■ **Recorded data**
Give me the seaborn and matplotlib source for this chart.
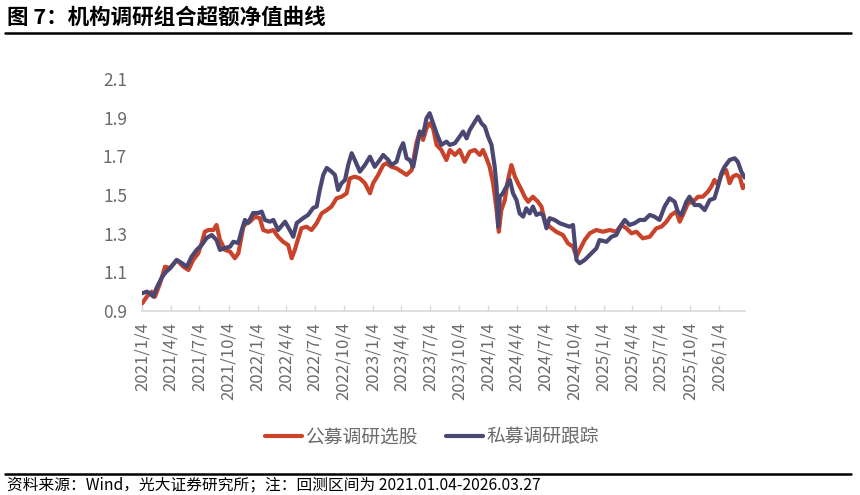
import matplotlib
matplotlib.use("Agg")
import matplotlib.pyplot as plt
from matplotlib.lines import Line2D
import seaborn as sns
import pandas as pd

# ---------------- data ----------------
pub_dates = [
    "2021-01-04", "2021-01-18", "2021-02-03", "2021-02-13", "2021-03-01", "2021-03-17",
    "2021-04-02", "2021-04-23", "2021-05-14", "2021-05-30", "2021-06-14", "2021-06-30",
    "2021-07-11", "2021-07-21", "2021-08-01", "2021-08-17", "2021-08-27", "2021-09-07",
    "2021-09-23", "2021-10-09", "2021-10-24", "2021-11-04", "2021-11-20", "2021-11-30",
    "2021-12-11", "2021-12-27", "2022-01-11", "2022-01-22", "2022-02-07", "2022-02-23",
    "2022-03-10", "2022-03-26", "2022-04-11", "2022-04-22", "2022-05-02", "2022-05-08",
    "2022-05-23", "2022-06-08", "2022-06-24", "2022-07-10", "2022-07-26", "2022-08-11",
    "2022-08-26", "2022-09-11", "2022-09-27", "2022-10-13", "2022-10-23", "2022-11-08",
    "2022-11-24", "2022-12-10", "2022-12-26", "2023-01-05", "2023-01-21", "2023-02-06",
    "2023-02-16", "2023-03-04", "2023-03-20", "2023-04-05", "2023-04-21", "2023-05-07",
    "2023-05-22", "2023-06-02", "2023-06-12", "2023-06-23", "2023-07-03", "2023-07-14",
    "2023-07-25", "2023-08-09", "2023-08-25", "2023-09-05", "2023-09-21", "2023-10-06",
    "2023-10-22", "2023-11-07", "2023-11-23", "2023-12-09", "2023-12-19", "2023-12-30",
    "2024-01-09", "2024-01-20", "2024-01-31", "2024-02-07", "2024-02-15", "2024-02-26",
    "2024-03-07", "2024-03-18", "2024-03-29", "2024-04-08", "2024-04-19", "2024-04-29",
    "2024-05-10", "2024-05-25", "2024-06-10", "2024-06-21", "2024-07-01", "2024-07-17",
    "2024-08-07", "2024-08-28", "2024-09-13", "2024-09-29", "2024-10-10", "2024-10-20",
    "2024-11-05", "2024-11-21", "2024-12-12", "2025-01-02", "2025-01-23", "2025-02-13",
    "2025-03-01", "2025-03-17", "2025-04-02", "2025-04-18", "2025-05-08", "2025-05-30",
    "2025-06-20", "2025-07-06", "2025-07-22", "2025-08-06", "2025-08-22", "2025-09-02",
    "2025-09-12", "2025-09-28", "2025-10-14", "2025-10-30", "2025-11-14", "2025-11-30",
    "2025-12-11", "2025-12-21", "2026-01-01", "2026-01-12", "2026-01-27", "2026-02-07",
    "2026-02-17", "2026-02-28", "2026-03-11", "2026-03-21", "2026-03-27",
]
pub_values = [
    0.940, 0.974, 1.000, 0.974, 1.043, 1.129,
    1.122, 1.164, 1.129, 1.112, 1.164, 1.198,
    1.252, 1.310, 1.319, 1.319, 1.345, 1.267,
    1.216, 1.207, 1.173, 1.198, 1.336, 1.355,
    1.362, 1.388, 1.380, 1.319, 1.310, 1.319,
    1.284, 1.258, 1.241, 1.173, 1.216, 1.250,
    1.328, 1.336, 1.319, 1.354, 1.405, 1.422,
    1.440, 1.483, 1.491, 1.509, 1.586, 1.595,
    1.586, 1.561, 1.509, 1.561, 1.604, 1.655,
    1.664, 1.646, 1.638, 1.621, 1.604, 1.629,
    1.768, 1.828, 1.785, 1.845, 1.871, 1.845,
    1.759, 1.733, 1.681, 1.733, 1.707, 1.733,
    1.672, 1.724, 1.733, 1.707, 1.733, 1.690,
    1.646, 1.561, 1.422, 1.310, 1.422, 1.474,
    1.578, 1.655, 1.595, 1.561, 1.526, 1.491,
    1.465, 1.491, 1.465, 1.440, 1.371, 1.336,
    1.310, 1.293, 1.250, 1.233, 1.181, 1.216,
    1.267, 1.302, 1.319, 1.310, 1.319, 1.310,
    1.345, 1.328, 1.302, 1.310, 1.276, 1.284,
    1.328, 1.336, 1.362, 1.397, 1.414, 1.362,
    1.397, 1.457, 1.465, 1.491, 1.491, 1.517,
    1.543, 1.578, 1.552, 1.604, 1.629, 1.561,
    1.595, 1.604, 1.595, 1.535, 1.550,
]

pri_dates = [
    "2021-01-04", "2021-01-18", "2021-01-28", "2021-02-08", "2021-02-18", "2021-03-06",
    "2021-03-17", "2021-04-02", "2021-04-23", "2021-05-09", "2021-05-25", "2021-06-09",
    "2021-06-25", "2021-07-11", "2021-07-27", "2021-08-12", "2021-08-27", "2021-09-07",
    "2021-09-23", "2021-10-09", "2021-10-19", "2021-11-04", "2021-11-15", "2021-11-25",
    "2021-12-05", "2021-12-21", "2022-01-06", "2022-01-17", "2022-01-27", "2022-02-12",
    "2022-02-23", "2022-03-10", "2022-04-01", "2022-04-16", "2022-04-27", "2022-05-08",
    "2022-05-29", "2022-06-13", "2022-06-29", "2022-07-10", "2022-07-20", "2022-07-31",
    "2022-08-11", "2022-08-26", "2022-09-06", "2022-09-16", "2022-09-27", "2022-10-08",
    "2022-10-18", "2022-10-29", "2022-11-08", "2022-11-24", "2022-12-10", "2022-12-26",
    "2023-01-10", "2023-01-26", "2023-02-06", "2023-02-22", "2023-03-04", "2023-03-20",
    "2023-03-31", "2023-04-10", "2023-04-21", "2023-05-01", "2023-05-12", "2023-05-22",
    "2023-06-02", "2023-06-12", "2023-06-23", "2023-07-03", "2023-07-14", "2023-07-25",
    "2023-08-09", "2023-08-25", "2023-09-05", "2023-09-21", "2023-10-06", "2023-10-17",
    "2023-10-28", "2023-11-07", "2023-11-23", "2023-12-03", "2023-12-14", "2023-12-25",
    "2024-01-04", "2024-01-15", "2024-01-25", "2024-01-31", "2024-02-05", "2024-02-10",
    "2024-02-20", "2024-03-02", "2024-03-13", "2024-03-23", "2024-04-03", "2024-04-13",
    "2024-04-24", "2024-05-04", "2024-05-15", "2024-05-25", "2024-06-05", "2024-06-16",
    "2024-06-26", "2024-07-07", "2024-07-17", "2024-08-02", "2024-08-18", "2024-09-03",
    "2024-09-18", "2024-09-29", "2024-10-10", "2024-10-20", "2024-11-05", "2024-11-21",
    "2024-12-12", "2024-12-22", "2025-01-13", "2025-01-29", "2025-02-13", "2025-03-01",
    "2025-03-12", "2025-03-27", "2025-04-12", "2025-04-28", "2025-05-14", "2025-05-30",
    "2025-06-14", "2025-06-30", "2025-07-16", "2025-08-01", "2025-08-17", "2025-08-27",
    "2025-09-07", "2025-09-23", "2025-10-03", "2025-10-19", "2025-11-04", "2025-11-20",
    "2025-12-06", "2025-12-21", "2026-01-01", "2026-01-12", "2026-01-22", "2026-02-07",
    "2026-02-23", "2026-03-05", "2026-03-16", "2026-03-27",
]
pri_values = [
    0.992, 1.000, 0.992, 0.974, 1.019, 1.071,
    1.097, 1.122, 1.164, 1.148, 1.129, 1.181,
    1.216, 1.241, 1.278, 1.293, 1.267, 1.216,
    1.226, 1.233, 1.258, 1.252, 1.319, 1.371,
    1.355, 1.407, 1.407, 1.414, 1.371, 1.362,
    1.371, 1.319, 1.362, 1.319, 1.284, 1.355,
    1.381, 1.397, 1.433, 1.440, 1.526, 1.604,
    1.640, 1.621, 1.604, 1.526, 1.561, 1.578,
    1.655, 1.716, 1.681, 1.621, 1.655, 1.698,
    1.646, 1.681, 1.707, 1.681, 1.655, 1.672,
    1.733, 1.768, 1.690, 1.681, 1.646, 1.733,
    1.828, 1.810, 1.897, 1.923, 1.871, 1.819,
    1.759, 1.776, 1.759, 1.768, 1.802, 1.828,
    1.793, 1.836, 1.879, 1.905, 1.871, 1.853,
    1.802, 1.759, 1.646, 1.543, 1.336, 1.491,
    1.509, 1.543, 1.578, 1.509, 1.474, 1.405,
    1.388, 1.431, 1.405, 1.440, 1.397, 1.405,
    1.397, 1.328, 1.380, 1.371, 1.354, 1.345,
    1.336, 1.345, 1.164, 1.147, 1.164, 1.190,
    1.224, 1.267, 1.258, 1.284, 1.293, 1.345,
    1.371, 1.345, 1.354, 1.371, 1.371, 1.397,
    1.388, 1.371, 1.440, 1.483, 1.465, 1.414,
    1.397, 1.465, 1.491, 1.448, 1.448, 1.422,
    1.474, 1.483, 1.543, 1.612, 1.646, 1.681,
    1.690, 1.672, 1.621, 1.590,
]

series_names = ["公募调研选股", "私募调研跟踪"]
tick_labels = [
    "2021/1/4", "2021/4/4", "2021/7/4", "2021/10/4",
    "2022/1/4", "2022/4/4", "2022/7/4", "2022/10/4",
    "2023/1/4", "2023/4/4", "2023/7/4", "2023/10/4",
    "2024/1/4", "2024/4/4", "2024/7/4", "2024/10/4",
    "2025/1/4", "2025/4/4", "2025/7/4", "2025/10/4",
    "2026/1/4",
]
y_ticks = [0.9, 1.1, 1.3, 1.5, 1.7, 1.9, 2.1]
title_text = "图 7：机构调研组合超额净值曲线"
source_text = "资料来源：Wind，光大证券研究所；注：回测区间为 2021.01.04-2026.03.27"

# ---------------- styling ----------------
sns.set_theme(style="white")
plt.rcParams["font.family"] = ["Noto Sans CJK SC", "DejaVu Sans"]
plt.rcParams["axes.unicode_minus"] = False

RED = "#C8432A"
NAVY = "#4A4873"
GRAY_TXT = "#6A6A6A"

df = pd.concat([
    pd.DataFrame({"date": pd.to_datetime(pub_dates), "value": pub_values, "series": series_names[0]}),
    pd.DataFrame({"date": pd.to_datetime(pri_dates), "value": pri_values, "series": series_names[1]}),
], ignore_index=True)

fig = plt.figure(figsize=(8.6, 4.95), dpi=100)
ax = fig.add_axes([0.1655, 0.3717, 0.7005, 0.4687])

sns.lineplot(data=df, x="date", y="value", hue="series", hue_order=series_names,
             palette=[RED, NAVY], estimator=None, sort=True, linewidth=3.0,
             legend=False, ax=ax)

ax.set_xlim(pd.Timestamp(pub_dates[0]), pd.Timestamp(pub_dates[-1]))
ax.set_ylim(y_ticks[0], y_ticks[-1])
ax.set_yticks(y_ticks)
ax.set_yticklabels([f"{v:.1f}" for v in y_ticks])
tick_dates = pd.to_datetime(tick_labels, format="%Y/%m/%d")
ax.set_xticks(tick_dates)
ax.set_xticklabels(tick_labels, rotation=90)
ax.set_xlabel("")
ax.set_ylabel("")

for s in ["top", "right", "left"]:
    ax.spines[s].set_visible(False)
ax.spines["bottom"].set_color("#D9D9D9")
ax.spines["bottom"].set_linewidth(1.2)

ax.tick_params(axis="x", direction="in", length=4, width=1, color="#D9D9D9",
               labelsize=12, labelcolor=GRAY_TXT, pad=8, bottom=True)
ax.tick_params(axis="y", length=0, labelsize=12.5, labelcolor=GRAY_TXT, pad=11)
ax.grid(False)

# legend
handles = [Line2D([0], [0], color=RED, lw=3), Line2D([0], [0], color=NAVY, lw=3)]
fig.legend(handles, series_names, loc="center", bbox_to_anchor=(0.502, 0.117),
           ncol=2, frameon=False, fontsize=13.5, handlelength=2.0,
           handletextpad=0.15, columnspacing=1.5, labelcolor=GRAY_TXT)

# title, rules and source note
fig.text(0.008, 0.966, title_text, fontsize=15.5, fontweight="bold", color="black",
         ha="left", va="center")
fig.add_artist(Line2D([0.006, 0.99], [0.933, 0.933], color="black", lw=1.8,
                      transform=fig.transFigure))
fig.add_artist(Line2D([0.006, 0.99], [0.042, 0.042], color="black", lw=1.8,
                      transform=fig.transFigure))
fig.text(0.008, 0.021, source_text, fontsize=11.3, color="black", ha="left", va="center")

fig.savefig("out.png", dpi=100)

■ **Problem**
Track down every line of the material containing the string "matplotlib", and copy it.

■ **Completed task**
Give me the seaborn and matplotlib source for this chart.
import matplotlib
matplotlib.use("Agg")
import matplotlib.pyplot as plt
from matplotlib.lines import Line2D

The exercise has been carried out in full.